----- Data extract -----
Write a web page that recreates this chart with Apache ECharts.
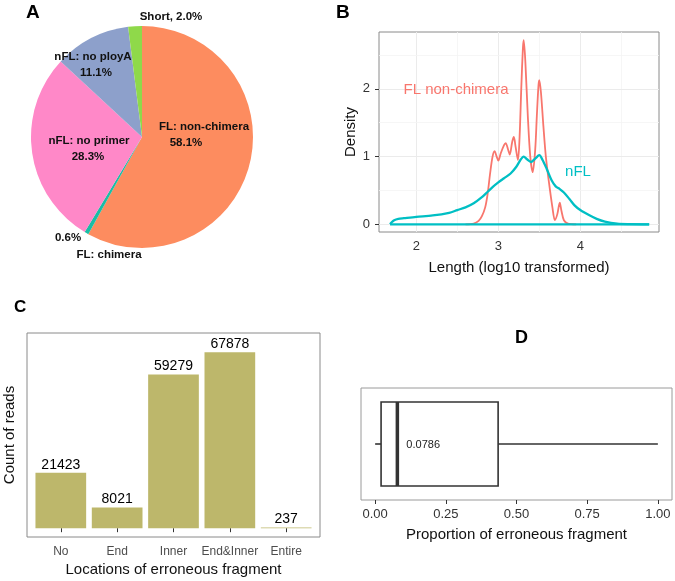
<!DOCTYPE html>
<html><head><meta charset="utf-8">
<script src="https://cdn.jsdelivr.net/npm/echarts@6/dist/echarts.min.js"></script>
<style>html,body{margin:0;padding:0;background:#fff}#c{width:675px;height:581px}</style>
</head><body><div id="c"></div>
<script>
// ---- Panel A: read composition ----
const pieNames = ['FL: non-chimera', 'FL: chimera', 'nFL: no primer', 'nFL: no ployA', 'Short'];
const pieValues = [58.1, 0.6, 28.3, 11.1, 2.0];
const pieColors = ['#FD8C5F', '#1BBDA5', '#FF88C8', '#8DA0CB', '#8FD94A'];

// ---- Panel B: length density (x = log10 length, y = density) ----
const flX = [2.60,2.70,2.76,2.80,2.84,2.87,2.90,2.93,2.955,2.98,3.00,3.03,3.07,3.09,3.12,3.14,3.17,3.19,3.21,3.24,3.26,3.28,3.30,3.31,3.33,3.36,3.39,3.42,3.45,3.47,3.49,3.50,3.52,3.55,3.58,3.62,3.66,3.69,3.72,3.75,3.77,3.80,3.85,3.95];
const flY = [0,0.01,0.05,0.12,0.25,0.45,0.75,1.0,1.08,1.0,0.94,1.05,1.17,1.2,1.1,1.03,1.22,1.29,1.15,0.95,1.3,2.0,2.6,2.72,2.4,1.6,1.0,0.77,1.1,1.6,2.05,2.13,1.95,1.45,1.0,0.6,0.25,0.06,0.15,0.32,0.2,0.06,0.01,0];
const nflX = [1.68,1.70,1.73,1.78,1.85,2.0,2.2,2.4,2.5,2.6,2.7,2.8,2.87,2.93,3.0,3.07,3.15,3.22,3.27,3.31,3.35,3.40,3.45,3.50,3.54,3.59,3.65,3.70,3.75,3.80,3.87,3.93,4.0,4.1,4.2,4.3,4.45,4.6,4.84];
const nflY = [0,0.03,0.06,0.08,0.09,0.11,0.13,0.17,0.21,0.25,0.31,0.40,0.48,0.55,0.62,0.68,0.75,0.85,0.95,1.0,0.96,0.92,0.97,1.02,0.95,0.82,0.65,0.56,0.52,0.47,0.37,0.28,0.21,0.14,0.08,0.04,0.01,0.003,0];
const bXTicks = [2, 3, 4];
const bYTicks = [0, 1, 2];
const bXGrid = [2, 2.5, 3, 3.5, 4, 4.5];
const bYGrid = [0, 0.5, 1, 1.5, 2, 2.5];

// ---- Panel C: erroneous fragment locations ----
const locCategories = ['No', 'End', 'Inner', 'End&Inner', 'Entire'];
const locCounts = [21423, 8021, 59279, 67878, 237];

// ---- Panel D: proportion boxplot [min, q1, median, q3, max] ----
const boxValues = [0, 0.021, 0.0786, 0.435, 1.0];
const dXTicks = [0, 0.25, 0.5, 0.75, 1.0];

const FONT = 'Liberation Sans, Arial, sans-serif';
const chart = echarts.init(document.getElementById('c'), null, {renderer: 'canvas'});

const pieLabels = [
  {t: 'FL: non-chimera', x: 204, y: 127},
  {t: pieValues[0].toFixed(1) + '%', x: 186, y: 143},
  {t: 'nFL: no primer', x: 89, y: 141},
  {t: pieValues[2].toFixed(1) + '%', x: 88, y: 157},
  {t: 'nFL: no ployA', x: 93, y: 57},
  {t: pieValues[3].toFixed(1) + '%', x: 96, y: 73},
  {t: 'Short, ' + pieValues[4].toFixed(1) + '%', x: 171, y: 17},
  {t: pieValues[1].toFixed(1) + '%', x: 68, y: 238},
  {t: 'FL: chimera', x: 109, y: 255}
];

const axisLbl = (c, fs) => ({color: c, fontSize: fs, fontFamily: FONT});

const option = {
  backgroundColor: '#fff',
  animation: false,
  grid: [
    {left: 379, top: 32, width: 280, height: 200, show: true, borderColor: '#8a8a8a', borderWidth: 1, backgroundColor: '#fff'},
    {left: 27, top: 333, width: 293, height: 204, show: true, borderColor: '#8a8a8a', borderWidth: 1, backgroundColor: '#fff'},
    {left: 361, top: 388, width: 311, height: 112, show: true, borderColor: '#9a9a9a', borderWidth: 1, backgroundColor: '#fff'}
  ],
  xAxis: [
    {type: 'value', gridIndex: 0, min: 1.545, max: 4.96,
     axisLine: {show: false}, splitLine: {show: false},
     axisTick: {show: true, length: 4, customValues: bXTicks, lineStyle: {color: '#333'}},
     axisLabel: {customValues: bXTicks, margin: 8, ...axisLbl('#333', 13)},
     name: 'Length (log10 transformed)', nameLocation: 'middle', nameGap: 28,
     nameTextStyle: {fontSize: 15, color: '#111', fontFamily: FONT}},
    {type: 'value', gridIndex: 1, min: 0.4, max: 5.6,
     axisLine: {show: false}, splitLine: {show: false},
     axisTick: {show: true, length: 4, customValues: [1,2,3,4,5], lineStyle: {color: '#333'}},
     axisLabel: {customValues: [1,2,3,4,5], margin: 9, formatter: v => locCategories[Math.round(v) - 1], ...axisLbl('#4d4d4d', 12)},
     name: 'Locations of erroneous fragment', nameLocation: 'middle', nameGap: 25,
     nameTextStyle: {fontSize: 15, color: '#111', fontFamily: FONT}},
    {type: 'value', gridIndex: 2, min: -0.05, max: 1.05,
     axisLine: {show: false}, splitLine: {show: false},
     axisTick: {show: true, length: 4, customValues: dXTicks, lineStyle: {color: '#333'}},
     axisLabel: {customValues: dXTicks, margin: 8, formatter: v => v.toFixed(2), ...axisLbl('#333', 13)},
     name: 'Proportion of erroneous fragment', nameLocation: 'middle', nameGap: 27,
     nameTextStyle: {fontSize: 15, color: '#111', fontFamily: FONT}}
  ],
  yAxis: [
    {type: 'value', gridIndex: 0, min: -0.114, max: 2.84,
     axisLine: {show: false}, splitLine: {show: false},
     axisTick: {show: true, length: 4, customValues: bYTicks, lineStyle: {color: '#333'}},
     axisLabel: {customValues: bYTicks, margin: 9, ...axisLbl('#333', 13)},
     name: 'Density', nameLocation: 'middle', nameGap: 21, nameRotate: 90,
     nameTextStyle: {fontSize: 15, color: '#111', fontFamily: FONT}},
    {type: 'value', gridIndex: 1, min: -3400, max: 75300,
     axisLine: {show: false}, splitLine: {show: false}, axisTick: {show: false}, axisLabel: {show: false},
     name: 'Count of reads', nameLocation: 'middle', nameGap: 10, nameRotate: 90,
     nameTextStyle: {fontSize: 15, color: '#111', fontFamily: FONT}},
    {type: 'value', gridIndex: 2, min: 0.4, max: 1.6,
     axisLine: {show: false}, splitLine: {show: false}, axisTick: {show: false}, axisLabel: {show: false}}
  ],
  graphic: [
    {type: 'text', z: 100, left: 26, top: 3, style: {text: 'A', font: 'bold 19px ' + FONT, fill: '#000'}},
    {type: 'text', z: 100, left: 336, top: 3, style: {text: 'B', font: 'bold 19px ' + FONT, fill: '#000'}},
    {type: 'text', z: 100, left: 14, top: 299, style: {text: 'C', font: 'bold 17px ' + FONT, fill: '#000'}},
    {type: 'text', z: 100, left: 515, top: 329, style: {text: 'D', font: 'bold 18px ' + FONT, fill: '#000'}},
    ...pieLabels.map(l => ({type: 'text', z: 100, x: l.x, y: l.y, style: {text: l.t, font: 'bold 11.5px ' + FONT, fill: '#111', align: 'center', verticalAlign: 'middle'}})),
    {type: 'text', z: 100, x: 456, y: 90, style: {text: 'FL non-chimera', font: '15px ' + FONT, fill: '#F8766D', align: 'center', verticalAlign: 'middle'}},
    {type: 'text', z: 100, x: 578, y: 172, style: {text: 'nFL', font: '15px ' + FONT, fill: '#00BFC4', align: 'center', verticalAlign: 'middle'}}
  ],
  series: [
    {type: 'pie', center: [142, 137], radius: [0, 111], startAngle: 90, clockwise: true,
     label: {show: false}, labelLine: {show: false}, silent: true,
     itemStyle: {borderWidth: 0},
     data: pieNames.map((n, i) => ({name: n, value: pieValues[i], itemStyle: {color: pieColors[i]}}))},
    {type: 'line', xAxisIndex: 0, yAxisIndex: 0, data: [], z: 1, silent: true,
     markLine: {z: 1, silent: true, symbol: 'none', label: {show: false}, animation: false,
       data: [
         ...bXGrid.map(v => ({xAxis: v, lineStyle: {color: Number.isInteger(v) ? '#EBEBEB' : '#F4F4F4', width: Number.isInteger(v) ? 1 : 0.8, type: 'solid'}})),
         ...bYGrid.map(v => ({yAxis: v, lineStyle: {color: Number.isInteger(v) ? '#EBEBEB' : '#F4F4F4', width: Number.isInteger(v) ? 1 : 0.8, type: 'solid'}}))
       ]}},
    {type: 'line', name: 'FL non-chimera', xAxisIndex: 0, yAxisIndex: 0, z: 10,
     showSymbol: false, smooth: 0.3, lineStyle: {color: '#F8766D', width: 1.8},
     data: flX.map((x, i) => [x, flY[i]])},
    {type: 'line', name: 'nFL', xAxisIndex: 0, yAxisIndex: 0, z: 11,
     showSymbol: false, smooth: 0.3, lineStyle: {color: '#00BFC4', width: 2.3},
     data: nflX.map((x, i) => [x, nflY[i]])},
    {type: 'line', name: 'nFL baseline', xAxisIndex: 0, yAxisIndex: 0, z: 11,
     showSymbol: false, lineStyle: {color: '#00BFC4', width: 2.3},
     data: [[nflX[0], 0], [nflX[nflX.length - 1], 0]]},
    {type: 'bar', xAxisIndex: 1, yAxisIndex: 1, barWidth: 50.7,
     itemStyle: {color: '#BDB76B'},
     label: {show: true, position: 'top', distance: 1, color: '#000', fontSize: 14, fontFamily: FONT},
     data: locCounts.map((v, i) => [i + 1, v])},
    {type: 'custom', xAxisIndex: 2, yAxisIndex: 2,
     encode: {x: [0, 1, 2, 3, 4], y: 5},
     data: [[...boxValues, 1]],
     renderItem: function (params, api) {
       const y = api.value(5);
       const pMin = api.coord([api.value(0), y]);
       const pQ1 = api.coord([api.value(1), y]);
       const pMed = api.coord([api.value(2), y]);
       const pQ3 = api.coord([api.value(3), y]);
       const pMax = api.coord([api.value(4), y]);
       const h = api.size([0, 0.9])[1];
       const top = pMed[1] - h / 2;
       const st = {stroke: '#333', lineWidth: 1.6, fill: null};
       return {type: 'group', children: [
         {type: 'line', shape: {x1: pMin[0], y1: pMin[1], x2: pQ1[0], y2: pQ1[1]}, style: st},
         {type: 'line', shape: {x1: pQ3[0], y1: pQ3[1], x2: pMax[0], y2: pMax[1]}, style: st},
         {type: 'rect', shape: {x: pQ1[0], y: top, width: pQ3[0] - pQ1[0], height: h}, style: {stroke: '#333', lineWidth: 1.6, fill: '#fff'}},
         {type: 'line', shape: {x1: pMed[0], y1: top, x2: pMed[0], y2: top + h}, style: {stroke: '#333', lineWidth: 3.5}},
         {type: 'text', x: pMed[0] + 9, y: pMed[1] + 1, style: {text: String(api.value(2)), font: '11px ' + FONT, fill: '#222', verticalAlign: 'middle', align: 'left'}}
       ]};
     }}
  ]
};
chart.setOption(option);
</script>
</body></html>
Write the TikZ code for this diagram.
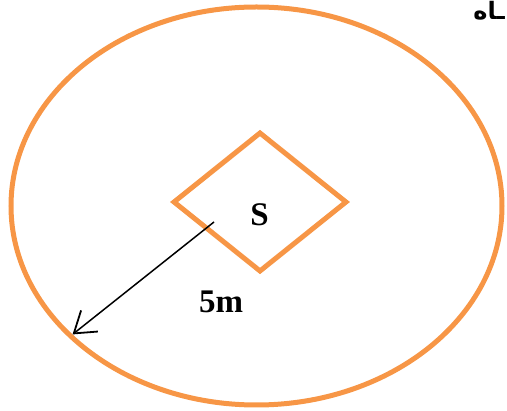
\documentclass[tikz,border=0pt]{standalone}
\usepackage{fontspec}
\setmainfont{Liberation Serif}
\newfontfamily\arabicfont[Script=Arabic, BoldFont={DejaVu Sans Bold}]{DejaVu Sans}
\TeXXeTstate=1
\usetikzlibrary{arrows.meta, positioning, calc, shapes.geometric}

\definecolor{ringorange}{RGB}{247,150,70}

\tikzset{
    ring/.style={draw=ringorange, line width=5pt, ellipse, inner sep=0pt},
    source/.style={draw=ringorange, line width=5pt, diamond, inner sep=0pt},
    radius/.style={-{Straight Barb[length=20pt, width=27pt, line width=1.8pt]}, line width=1.5pt, black, shorten >=5pt},
    bigtext/.style={font=\bfseries\fontsize{33}{38}\selectfont, inner sep=0pt}
}

\begin{document}
\begin{tikzpicture}[x=1pt, y=-1pt]
    \useasboundingbox (0,0) rectangle (507,411);
    \clip (0,0) rectangle (507,411);

    % Outer area around the source
    \node[ring, minimum width=491pt, minimum height=398pt] (area) at (256.5,206) {};

    % Source in the middle
    \node[source, minimum width=174pt, minimum height=140pt] (src) at (260,202) {};
    \node[bigtext, anchor=base] (slabel) at (259.5,226) {S};

    % Radius of the area
    \coordinate (start) at ($(src.center)+(-46,20)$);
    \draw[radius] (start) -- (area.215.8);
    \node[bigtext, anchor=base] (dist) at (221,313) {5m};

    % Cut-off title
    \node[anchor=base east, inner sep=0pt, font=\bfseries\arabicfont\fontsize{24}{28}\selectfont] (title) at (505,20) {\beginR ـاه\endR};
\end{tikzpicture}
\end{document}
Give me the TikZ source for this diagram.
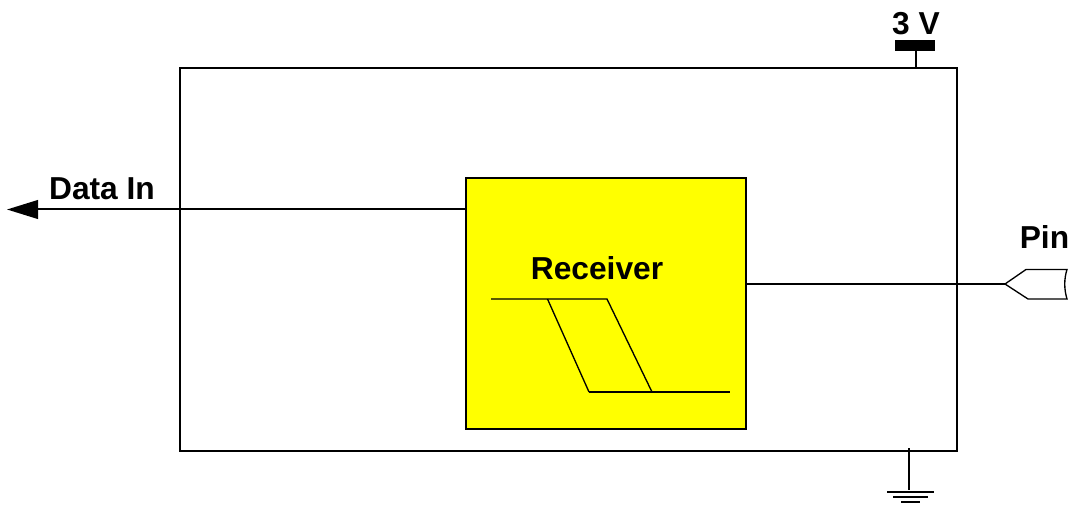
\documentclass[tikz,border=0pt]{standalone}
\usepackage{fontspec}
\setmainfont{Liberation Sans}
\usetikzlibrary{arrows.meta}
\definecolor{recvyellow}{RGB}{255,255,0}
\tikzset{
  x=0.75pt,y=-0.75pt,
  wire/.style={draw=black,line width=1.5pt},
  thin wire/.style={draw=black,line width=1pt},
  gnd wire/.style={draw=black,line width=1.8pt},
  block/.style={draw=black,line width=1.5pt,inner sep=0pt,outer sep=0pt,rectangle},
  lbl/.style={inner sep=0pt,font=\fontsize{23.8pt}{26pt}\selectfont\bfseries,anchor=base},
  bigtip/.style={-{Triangle[length=23.25pt,width=14pt]}}
}
\begin{document}
\begin{tikzpicture}
\useasboundingbox (0,0) rectangle (1068,506);
% main blocks
\node[block,minimum width=582.75pt,minimum height=287.25pt] (chip) at (568.5,259.5) {};
\node[block,fill=recvyellow,minimum width=210pt,minimum height=188.25pt] (recv) at (606,303.5) {};
% labels
\node[lbl] (receiverlabel) at (597,279) {Receiver};
\node[lbl] (datalabel) at (102,200) {Data In};
\node[lbl] (pinlabel) at (1044.5,248) {Pin};
\node[lbl] (vlabel) at (916,35) {3 V};
% data output
\coordinate (recvdata) at (466,209.5);
\coordinate (datatip) at (7,209.5);
\draw[wire,bigtip] (recvdata) -- (datatip);
% pin
\coordinate (recvpin) at (746,284);
\coordinate (pintip) at (1005,284);
\draw[wire] (recvpin) -- (pintip);
\draw[thin wire,line join=miter] (pintip) -- (1026,269.5) -- (1067,269.5)
  .. controls (1064,279) and (1064,289) .. (1067,299) -- (1028,299) -- cycle;
% supply
\node[fill=black,inner sep=0pt,minimum width=30pt,minimum height=8.25pt] (vbar) at (915,45.5) {};
\coordinate (vchip) at (916,68);
\draw[wire] (vbar.south -| vchip) -- (vchip);
% ground
\coordinate (gndtop) at (909,448);
\coordinate (gndbot) at (909,490);
\draw[wire] (gndtop) -- (gndbot);
\draw[gnd wire] (887,492) -- (934,492);
\draw[gnd wire] (893,497) -- (928,497);
\draw[gnd wire] (901,502) -- (920,502);
% hysteresis
\draw[thin wire] (491,299) -- (607,299) -- (652,392);
\draw[thin wire] (547.5,299) -- (589,392);
\draw[wire] (589,392) -- (730,392);
\end{tikzpicture}
\end{document}
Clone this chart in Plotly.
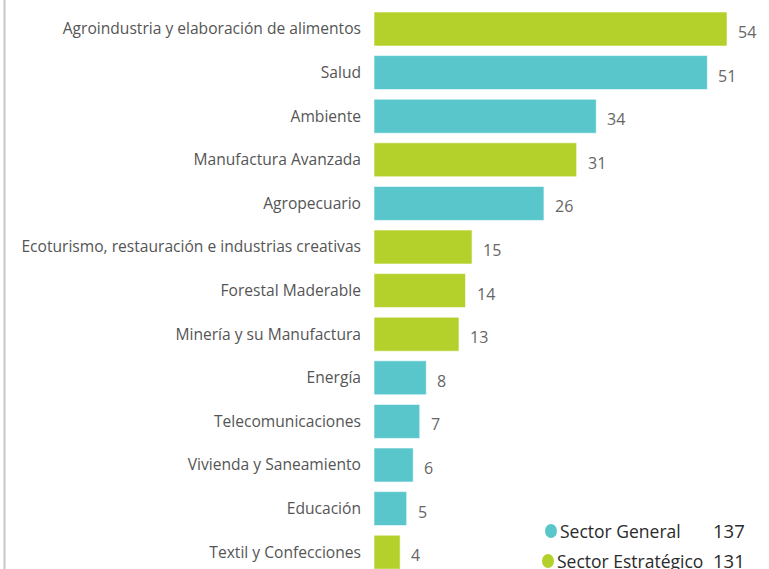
import plotly.graph_objects as go

categories = [
    "Agroindustria y elaboración de alimentos",
    "Salud",
    "Ambiente",
    "Manufactura Avanzada",
    "Agropecuario",
    "Ecoturismo, restauración e industrias creativas",
    "Forestal Maderable",
    "Minería y su Manufactura",
    "Energía",
    "Telecomunicaciones",
    "Vivienda y Saneamiento",
    "Educación",
    "Textil y Confecciones",
]
values = [54, 51, 34, 31, 26, 15, 14, 13, 8, 7, 6, 5, 4]
sector = ["E", "G", "G", "E", "G", "E", "E", "E", "G", "G", "G", "G", "E"]
series_names = {"G": "Sector General", "E": "Sector Estratégico"}
colors = {"G": "#58C6CB", "E": "#B3D12A"}

FONT = "Open Sans, Noto Sans, sans-serif"

W, H = 769, 569
L = 374


def px2x(x):
    return (x - L) / (W - L)


def py2y(y):
    return 1 - y / H


fig = go.Figure()
fig.add_trace(go.Bar(
    y=categories,
    x=values,
    orientation="h",
    marker=dict(color=[colors[s] for s in sector],
                line=dict(color="rgba(255,255,255,0.6)", width=1)),
    width=0.78,
    hoverinfo="x+y",
    showlegend=False,
))

annotations = []
for c, v in zip(categories, values):
    annotations.append(dict(
        x=v, y=c, xref="x", yref="y", text=str(v), showarrow=False,
        xanchor="left", yanchor="middle", xshift=9, yshift=-3,
        font=dict(family=FONT, size=16, color="#666666"),
    ))

# legend with totals
legend_rows = [("G", 531, 551), ("E", 561, 548)]
shapes = []
for key, ypx, cx in legend_rows:
    total = sum(v for v, s in zip(values, sector) if s == key)
    annotations.append(dict(
        x=px2x(cx + 7), y=py2y(ypx), xref="paper", yref="paper",
        text=series_names[key],
        showarrow=False, xanchor="left", yanchor="middle",
        font=dict(family=FONT, size=17.5, color="#2A2A2A"),
    ))
    annotations.append(dict(
        x=px2x(747), y=py2y(ypx - 1), xref="paper", yref="paper",
        text=str(total),
        showarrow=False, xanchor="right", yanchor="middle",
        font=dict(family=FONT, size=18.5, color="#2A2A2A"),
    ))
    shapes.append(dict(
        type="circle", xref="paper", yref="paper",
        x0=px2x(cx - 6), x1=px2x(cx + 6),
        y0=py2y(ypx + 7), y1=py2y(ypx - 7),
        fillcolor=colors[key], line=dict(width=0),
    ))

# left border line
shapes.append(dict(
    type="line", xref="paper", yref="paper",
    x0=px2x(4.5), x1=px2x(4.5), y0=0, y1=1,
    line=dict(color="#C8C8C8", width=2),
))

fig.update_layout(
    annotations=annotations,
    shapes=shapes,
    width=W, height=H,
    margin=dict(l=L, r=0, t=0, b=0),
    paper_bgcolor="white", plot_bgcolor="white",
    xaxis=dict(range=[0, (W - L) / 6.537], visible=False, fixedrange=True),
    yaxis=dict(
        categoryorder="array", categoryarray=categories,
        range=[12.385, -0.665],
        showgrid=False, zeroline=False, showline=False,
        ticks="", ticklabelstandoff=12,
        tickfont=dict(family=FONT, size=15.6, color="#555555"),
    ),
    showlegend=False,
)

fig.write_html(
    "out.html",
    config={"displayModeBar": False},
    post_script="document.body.style.margin='0px';",
)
-----
| Written exercise |
Copy nothing but the lines from the first one in the listing through the line with "['#FD8C5F', '#1BBDA5', '#FF88C8', '#8DA0CB', '#8FD94A'];", and omit the pictures.

| Task answer |
Write a web page that recreates this chart with Apache ECharts.
<!DOCTYPE html>
<html><head><meta charset="utf-8">
<script src="https://cdn.jsdelivr.net/npm/echarts@6/dist/echarts.min.js"></script>
<style>html,body{margin:0;padding:0;background:#fff}#c{width:675px;height:581px}</style>
</head><body><div id="c"></div>
<script>
// ---- Panel A: read composition ----
const pieNames = ['FL: non-chimera', 'FL: chimera', 'nFL: no primer', 'nFL: no ployA', 'Short'];
const pieValues = [58.1, 0.6, 28.3, 11.1, 2.0];
const pieColors = ['#FD8C5F', '#1BBDA5', '#FF88C8', '#8DA0CB', '#8FD94A'];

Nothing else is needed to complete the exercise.